Le prix Nobel de médecine a été attribué lundi aux Américains Victor Ambros et Gary Ruvkun. Ils sont récompensés pour leur découverte des microARN, nouvelle classe de molécules ARN minuscules jouant un rôle crucial dans la régulation de l'activité des gènes.
"Le prix Nobel de cette année récompense deux scientifiques pour leur découverte d'un principe fondamental régissant la régulation de l'activité des gènes", a indiqué le jury dans un communiqué. Les microARN "sont d'une importance fondamentale pour le développement et le fonctionnement des organismes".
Victor Ambros, né en 1953 à Hanover (USA), travaille actuellement à la faculté de médecine de l'Université du Massachusetts à Worcester. Gary Ruvkun, né en 1952 à Berkeley (USA), est professeur à la Harvard Medical School à Boston.
Ils ont publié en 1993 dans deux articles séparés leurs découvertes sur "un nouveau niveau de régulation des gènes" qui s'est avéré décisif. En collaboration, mais travaillant séparément, ils ont mené des recherches sur un ver nématode, C. elegans, afin de déterminer pourquoi et quand les mutations cellulaires se produisaient.
Maladies graves
"Un dérèglement de la régulation des gènes peut entraîner des maladies graves telles que le cancer, le diabète ou l'auto-immunité. C'est pourquoi la compréhension de la régulation de l'activité des gènes est un objectif important depuis plusieurs décennies", souligne le communiqué du jury.
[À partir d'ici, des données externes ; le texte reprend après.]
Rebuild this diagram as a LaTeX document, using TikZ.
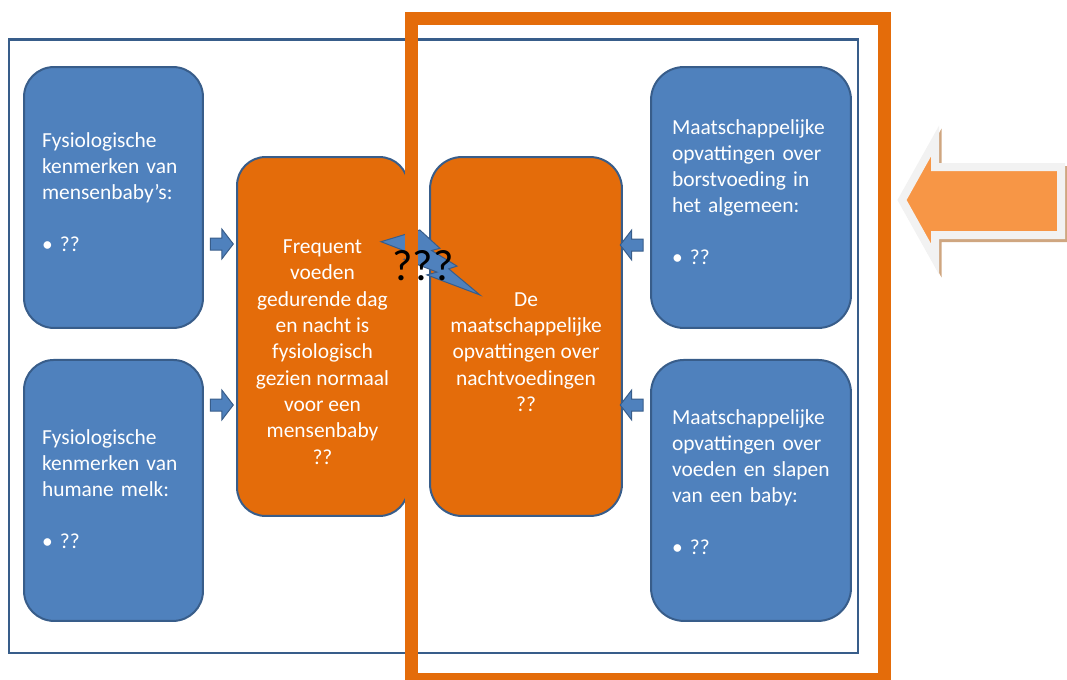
\documentclass[tikz,border=0pt]{standalone}
\usepackage{fontspec}
\setmainfont{Carlito}
\usepackage{tikz}
\usetikzlibrary{positioning,shapes.arrows}
\definecolor{kaderBlauw}{RGB}{56,93,138}
\definecolor{vakBlauw}{RGB}{79,129,189}
\definecolor{vakOranje}{RGB}{228,108,10}
\definecolor{pijlOranje}{RGB}{247,150,70}
\definecolor{randGrijs}{RGB}{242,242,242}
\definecolor{pijlSchaduw}{RGB}{207,166,128}

\begin{document}
\begin{tikzpicture}[
  x=0.02cm, y=-0.02cm,
  font=\fontsize{12.2}{14.8}\selectfont,
  blauwvak/.style={draw=kaderBlauw, line width=0.04cm, fill=vakBlauw, rounded corners=0.6cm,
                   text=white, align=left, inner xsep=0.36cm, text width=2.86cm,
                   minimum width=3.58cm, minimum height=5.22cm},
  maatvak/.style={inner xsep=0.42cm, text width=3.16cm, minimum width=4cm, rounded corners=0.66cm},
  oranjevak/.style={draw=kaderBlauw, line width=0.04cm, fill=vakOranje, minimum height=7.18cm},
  oranjetekst/.style={text=white, align=center, font=\fontsize{12.2}{15}\selectfont},
  kleinepijl/.style={single arrow, draw=kaderBlauw, fill=vakBlauw, line width=0.02cm,
                     minimum height=0.46cm, inner xsep=0pt, inner ysep=0.11cm,
                     single arrow head extend=0.18cm, single arrow tip angle=105},
  bliksem/.style={draw=kaderBlauw, line width=0.02cm, fill=vakBlauw},
  blauwkader/.style={draw=kaderBlauw, line width=0.05cm},
  oranjekader/.style={draw=vakOranje, line width=0.26cm}
]
\useasboundingbox (0,0) rectangle (1067,679);

% Kader rond het geheel
\draw[blauwkader] (9,39.5) rectangle (858,653);

% Kolom links: fysiologie
\node[blauwvak] (fysBaby) at (113.5,197.5) {Fysiologische\\kenmerken van\\mensenbaby’s:\\[14.8pt]• ??\rule[-6pt]{0pt}{6pt}};
\node[blauwvak, below=0.6cm of fysBaby] (fysMelk) {Fysiologische\\kenmerken van\\humane melk:\\[14.8pt]• ??\rule[-2pt]{0pt}{2pt}};

% Midden: de twee oranje vakken
\node[oranjevak, minimum width=3.42cm, rounded corners=0.57cm] (fysNormaal) at (322.5,336.5) {};
\node[oranjetekst] (fysNormaalTekst) at (322.5,352) {Frequent\\voeden\\gedurende dag\\en nacht is\\fysiologisch\\gezien normaal\\voor een\\mensenbaby\\??};
\node[oranjevak, minimum width=3.84cm, rounded corners=0.64cm] (maatNacht) at (526,336.5) {};
\node[oranjetekst] (maatNachtTekst) at (526,352) {De\\maatschappelijke\\opvattingen over\\nachtvoedingen\\??};

% Kolom rechts: maatschappij
\node[blauwvak, maatvak] (maatBorst) at (751,197.5) {Maatschappelijke\\opvattingen over\\borstvoeding in\\het algemeen:\\[14.8pt]• ??\rule[-6pt]{0pt}{6pt}};
\node[blauwvak, maatvak, below=0.6cm of maatBorst] (maatSlapen) {Maatschappelijke\\opvattingen over\\voeden en slapen\\van een baby:\\[14.8pt]• ??\rule[-10pt]{0pt}{10pt}};

% Kleine pijlen
\node[kleinepijl] (pijlBaby) at (219.5,244) {};
\node[kleinepijl] (pijlMelk) at (219.5,405) {};
\node[kleinepijl, shape border rotate=180] (pijlBorst) at (634,245) {};
\node[kleinepijl, shape border rotate=180] (pijlSlapen) at (634,405) {};

% Bliksem tussen de oranje vakken
\draw[bliksem] (419.8,230) -- (439.9,248.3) -- (431.6,250.5) -- (457,266.1) -- (448.7,268.8)
  -- (480,295) -- (426.9,274.9) -- (437,272.1) -- (404,259.2) -- (415.8,255.2) -- (381,241.7) -- cycle;

% Oranje kader
\draw[oranjekader] (411.5,18.5) rectangle (884.5,679.5);
\node[font=\fontsize{25}{30}\selectfont, anchor=base] (vraagtekens) at (423,280) {???};

% Grote pijl rechts
\begin{scope}[shift={(2.5,3)}]
\draw[draw=pijlSchaduw, fill=pijlSchaduw, line width=0.16cm] (902,200) -- (935,141) -- (935,167) -- (1061,167)
  -- (1061,235) -- (935,235) -- (935,259) -- cycle;
\end{scope}
\draw[draw=randGrijs, fill=pijlOranje, line width=0.16cm] (902,200) -- (935,141) -- (935,167) -- (1061,167)
  -- (1061,235) -- (935,235) -- (935,259) -- cycle;

\end{tikzpicture}
\end{document}
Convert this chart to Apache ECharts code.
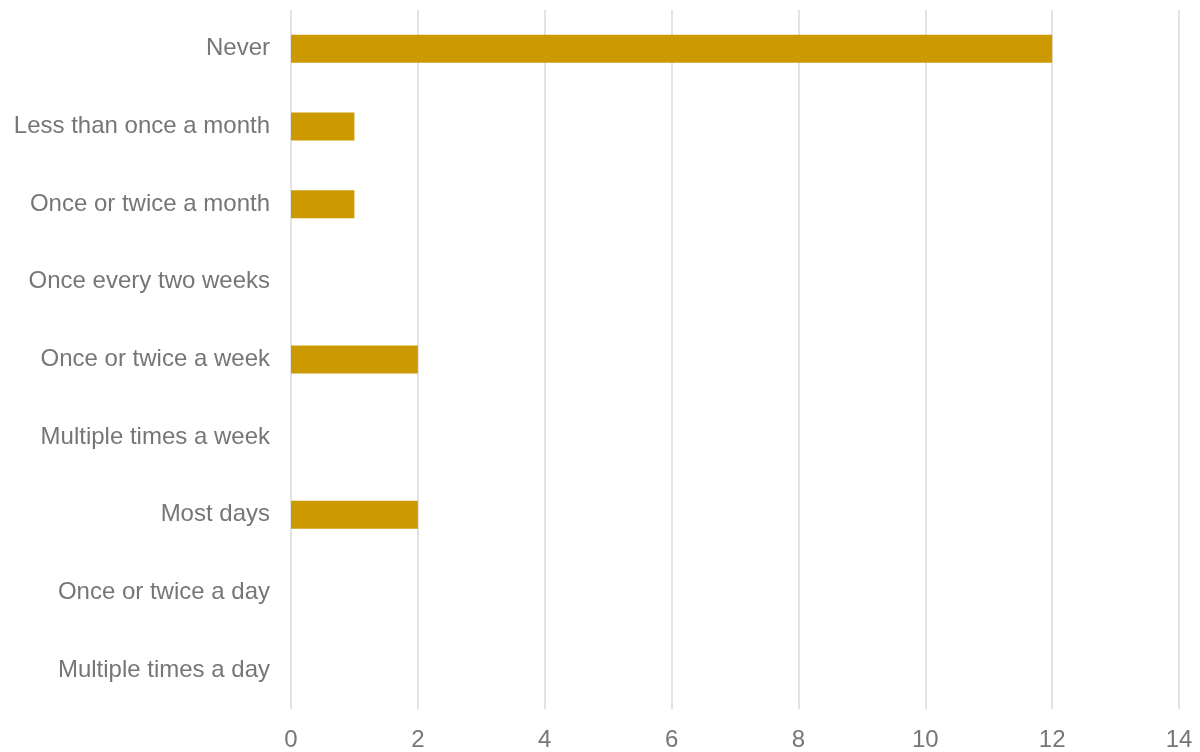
<!DOCTYPE html>
<html>
<head>
<meta charset="utf-8">
<script src="https://cdn.jsdelivr.net/npm/echarts@6/dist/echarts.min.js"></script>
<style>
  html, body { margin: 0; padding: 0; background: #fff; }
  #chart { width: 1200px; height: 752px; }
</style>
</head>
<body>
<div id="chart"></div>
<script>
// Response frequency categories, listed top to bottom
const categories = [
  'Never',
  'Less than once a month',
  'Once or twice a month',
  'Once every two weeks',
  'Once or twice a week',
  'Multiple times a week',
  'Most days',
  'Once or twice a day',
  'Multiple times a day'
];
// Number of respondents per category
const counts = [12, 1, 1, 0, 2, 0, 2, 0, 0];

const chart = echarts.init(document.getElementById('chart'), null, { renderer: 'canvas' });
const font = '"Liberation Sans", Arial, sans-serif';

chart.setOption({
  animation: false,
  grid: { left: 291, right: 21, top: 10, bottom: 42, containLabel: false },
  xAxis: {
    type: 'value',
    min: 0,
    max: 14,
    interval: 2,
    axisLine: { show: false },
    axisTick: { show: false },
    axisLabel: { color: '#767676', fontSize: 24, fontFamily: font, margin: 19 },
    splitLine: { show: true, lineStyle: { color: '#d9d9d9', width: 1.5 } }
  },
  yAxis: {
    type: 'category',
    data: categories,
    inverse: true,
    axisLine: { show: false },
    axisTick: { show: false },
    axisLabel: { color: '#767676', fontSize: 24, fontFamily: font, margin: 21, padding: [0, 0, 3, 0] }
  },
  series: [{
    type: 'bar',
    data: counts,
    barWidth: 28,
    itemStyle: { color: '#cc9a00' }
  }]
});
</script>
</body>
</html>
Chaque cellule contient les mêmes chromosomes, donc exactement le même ensemble de gènes et d'instructions. La régulation des gènes permet à chaque cellule de ne sélectionner que les instructions pertinentes. Les deux chercheurs se sont donc intéressés à la manière dont les différents types de cellules se développent, et ont découvert les microARN.
"Leur découverte révolutionnaire a révélé un tout nouveau principe de régulation des gènes qui s'est avéré essentiel pour les organismes multicellulaires, y compris l'humain", note le communiqué.
"Un tremblement de terre"
"C'est énorme. C'est un tremblement de terre. Le chien ne comprend pas pourquoi il fait nuit dehors et pourquoi nous courons partout dans la maison", s'est amusé Gary Ruvkun auprès de la radio publique SR.
Il se réjouit de la perspective de recevoir le prix des mains du roi de Suède Carl XVI Gustaf le 10 décembre à Stockholm. "C'est une fête. On ne pense pas qu'un groupe de scientifiques soit des fêtards, mais c'est vraiment le cas", a-t-il ajouté.
Son colauréat a appris de la bouche du journaliste de la radio suédoise qu'il était récompensé. "Waouh! C'est incroyable! Je ne le savais pas", s'est-il exclamé, le jury n'ayant pu le joindre auparavant.
Des traitements futurs
En Suisse aussi, des scientifiques de diverses disciplines travaillent sur ce sujet, a indiqué Markus Stoffel, de l'Ecole polytechnique fédérale de Zurich (EPFZ), à Keystone-ATS.
"Ce prix Nobel est tout à fait justifié", a ajouté le Pr Stoffel. Il s'agit d'une découverte très importante. Jusqu'ici, aucun traitement à base de microARN n'a été mis sur le marché, mais il existe déjà des programmes avancés.
Les scientifiques étudient des traitements basés sur les microARN pour différentes pathologies, comme le cancer, les maladies cardio-vasculaires ou le diabète. "On peut s'attendre à ce qu'il y ait à l'avenir des médicaments basés sur des microARN", selon Markus Stoffel.
Un Suisse pressenti pour la physique
L'an dernier, le prix Nobel de médecine avait consacré les avancées de la chercheuse hongroise Katalin Kariko et de son collègue américain Drew Weissman dans le développement de vaccins à ARN messager, décisifs dans la lutte contre le Covid-19.
Le montant du prix s'élève à 11 millions de couronnes suédoises, soit environ 910'000 francs. La saison des Nobel se poursuit à Stockholm mardi avec la physique, puis mercredi la chimie, avant les très attendus prix de littérature jeudi et de la paix vendredi, seule récompense décernée à Oslo. Le plus récent prix d'économie clôt le millésime lundi prochain.
Pour le Nobel de physique mardi, les spécialistes de la radio publique suédoise citent le physicien suisse Christoph Gerber, de l'Université de Bâle, pionnier dans la mise au point du microscope à force atomique.